The New York Times published the results of a study of 11,000 interviews with voters who call themselves Republican-leaning (but may not all be Republicans – more on that below).  They broke it down by congressional district to gauge the level of support for Donald Trump.  The purpose of their study seems to be to show that places where people do racist web searches correlated nearly perfectly with places where Trump has his strongest support (really!).  But let's ignore this wacko angle (unless we also want to see if Obama is most popular in places where blacks kill blacks) and see if we can get something useful from the data:

Apparently, Trump has a very strong amount of support in the Northeastern states, the South, and parts of the Midwest.

In the Northeast, his support is strongest in New York State, Pennsylvania, New Jersey, and New Hampshire.  It is very weak in Vermont, Delaware, and Maryland, which are not as important, since they have fewer delegates.

In the Midwest, Trump is extremely strong in Michigan and very strong in Illinois, as well as in Missouri.  His support in Indiana and Wisconsin and Iowa is much weaker.  I get the impression that the more urbanized Midwestern states have stronger support for Trump and the more rural areas are less supportive, which would explain why he's struggling in Iowa.

In the South, Trump is doing extremely well, although he is not as popular in the crucial state of South Carolina as he is in the surrounding states.  If you're curious about his weak support in Arkansas, that's because all of Mike Huckabee's supporters live there.

Texas is looking more and more like Ted Cruz country, and the farm and mountain states look to be Trump's weakest region, with the notable exception of Nevada, for reasons that elude me.

The west coast – California, Oregon, Washington – is a mix, with Trump stronger in urban areas and weaker in rural ones.

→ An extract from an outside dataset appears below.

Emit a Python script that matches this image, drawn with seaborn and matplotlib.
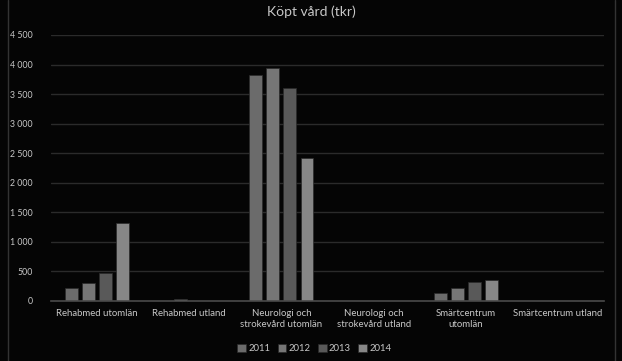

You could conclude from this map that Trump is going to "Cruz" to the nomination.  After all, in the most populous states, he seems to be at or ahead of the magic 32% he needs to get enough delegates to be nominated.

But a few caveats are in order.  First, the margin of error of the data is 8.7% for each congressional district – they did over 11,0000 interviews spread out over 435 or so congressional districts.  Trump does better with Republican-leaning voters who are actually registered Democrats or independents than he does with registered Republicans.  That means that in states where only registered Republicans can vote in primaries, these numbers probably overstate Trump's support.  He has the support of 40% of unregistered voters, 36% of independent voters, and 43% of Democratic voters who call themselves Republican-leaning voters, but only 29% of registered Republican voters.

The survey also found that Trump has only 29% support among voters who say they are 80% likely to vote, and 40% support among those who are least likely to vote.  That's not a good sign for Trump voter turnout.

In other words, Trump's support is being inflated by people less likely to vote.  This has been supported by anecdotal accounts of people who come to Trump rallies all excited but less sure they will actually vote.

On the other hand, if you're trying to measure enthusiasm, it is hard to deny that Trump has consistently had the biggest, most enthusiastic crowds at his rallies, so who is to say what his turnout will be?

So I think what we take away from this is not that Trump is at 43% in New York or 24% in Vermont; with the margin of error and doubts about whether the sample selected are likely voters, I don't think we can reliably point to specific numbers.  But I think the data is still useful to determine Trump's regional strengths geographically.  All other things being equal, he is strongest in the Northeast, parts of the Midwest, and the South.

If he can win South Carolina, one of his weakest Southern states, he will probably win nearly all the Southern states, and, combined with his Northern, Midwestern, and other strengths, probably will have enough to win him the nomination.  That's why I think South Carolina is probably more important than Iowa (where he is expected to lose) or New Hampshire (where he is expected to win).